The court then considered the claimants' claim in contract, upholding the trial judge's finding that the financial losses claimed were outside the scope of the respondent's contractual duty. The court relied upon South Australian Management Co. v York Montague [1997] in holding that, both in contract and tort, the classical formulation of the duty owed by an employer to an employee is focused on protection from physical injury and not economic harm. Further, the defendant had already made specific provision in the collective agreement terms as to the extent of their responsibility for the financial welfare of employees, as far as it was affected by platinum sensitisation.
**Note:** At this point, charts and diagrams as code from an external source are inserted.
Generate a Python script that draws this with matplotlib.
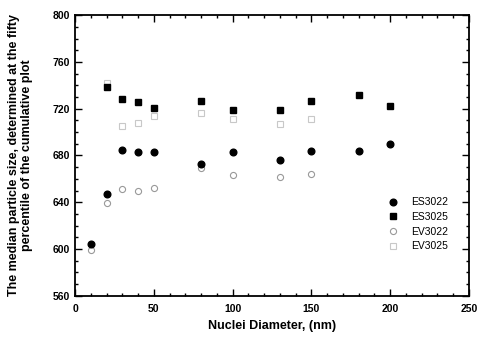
import matplotlib
matplotlib.use("Agg")
import matplotlib.pyplot as plt
from matplotlib.ticker import MultipleLocator

plt.rcParams['font.family'] = ['Liberation Sans', 'DejaVu Sans']

es3022_x = [10, 20, 30, 40, 50, 80, 100, 130, 150, 180, 200]
es3022_y = [604.5, 647, 685, 683, 683, 673, 683, 676, 683.5, 684, 689.5]

es3025_x = [20, 30, 40, 50, 80, 100, 130, 150, 180, 200]
es3025_y = [738.5, 728.5, 726, 721, 726.5, 718.5, 719, 727, 732, 722.5]

ev3022_x = [10, 20, 30, 40, 50, 80, 100, 130, 150]
ev3022_y = [599, 639, 651, 649.5, 652.5, 669.5, 663.5, 662, 664]

ev3025_x = [20, 30, 40, 50, 80, 100, 130, 150]
ev3025_y = [742, 705.5, 708, 714, 716.5, 711, 706.5, 711.5]

fig = plt.figure(figsize=(4.84, 3.44), dpi=100)
ax = fig.add_axes([0.155, 0.14, 0.814, 0.816])

ax.plot(ev3025_x, ev3025_y, linestyle='none', marker='s', markersize=3.8,
        markerfacecolor='none', markeredgecolor='#c8c8c8', markeredgewidth=0.8, label='EV3025')
ax.plot(ev3022_x, ev3022_y, linestyle='none', marker='o', markersize=4.4,
        markerfacecolor='none', markeredgecolor='#999999', markeredgewidth=0.8, label='EV3022')
ax.plot(es3022_x, es3022_y, linestyle='none', marker='o', markersize=4.8,
        color='black', label='ES3022')
ax.plot(es3025_x, es3025_y, linestyle='none', marker='s', markersize=4.2,
        color='black', label='ES3025')

ax.set_xlim(0, 250)
ax.set_ylim(560, 800)
ax.xaxis.set_major_locator(MultipleLocator(50))
ax.xaxis.set_minor_locator(MultipleLocator(10))
ax.yaxis.set_major_locator(MultipleLocator(40))
ax.yaxis.set_minor_locator(MultipleLocator(10))
ax.tick_params(which='both', direction='in', top=True, right=True, labelsize=7.5, width=1)
ax.tick_params(which='major', length=5)
ax.tick_params(which='minor', length=2.5)
ax.tick_params(axis='x', pad=6)
for lab in ax.get_xticklabels() + ax.get_yticklabels():
    lab.set_fontweight('bold')
for s in ax.spines.values():
    s.set_linewidth(1.3)

ax.set_xlabel('Nuclei Diameter, (nm)', fontsize=9, fontweight='bold', labelpad=4)
ax.set_ylabel('The median particle size, determined at the fifty\npercentile of the cumulative plot',
              fontsize=9, fontweight='bold', labelpad=14)

handles, labels = ax.get_legend_handles_labels()
order = [labels.index(n) for n in ['ES3022', 'ES3025', 'EV3022', 'EV3025']]
ax.legend([handles[i] for i in order], [labels[i] for i in order],
          loc='center right', bbox_to_anchor=(0.972, 0.255), frameon=False,
          fontsize=7.5, handletextpad=1.2, labelspacing=0.45, handlelength=1.2)

fig.savefig('out.png', dpi=100)
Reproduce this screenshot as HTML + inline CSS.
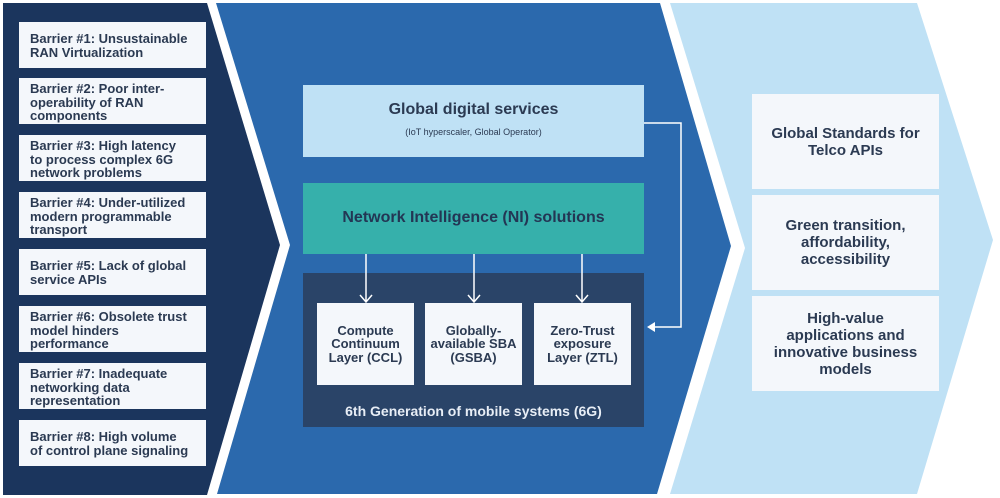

The court found, therefore, that it was not fair, just or reasonable to hold the respondent liable for wider financial consequences.

In respect of the claimant's claim for pure economic loss, the court relied on Scally v Southern Health and Social Services Board [1992], finding that, as there was no implied contractual term obliging the defendant to protect the claimants in relation to financial losses arising in the circumstances of the case, equally there could be no duty in tort to protect them in relation to the pure economic loss suffered by reason of those financial losses.


This judgment affirmed the importance of the requirement that actual physical injury must be suffered, which the court stated was 'deeply embedded in the law'. The court also emphasised the importance of certainty in this area of law, even if this means that the law does not provide a remedy for every harm suffered by an individual.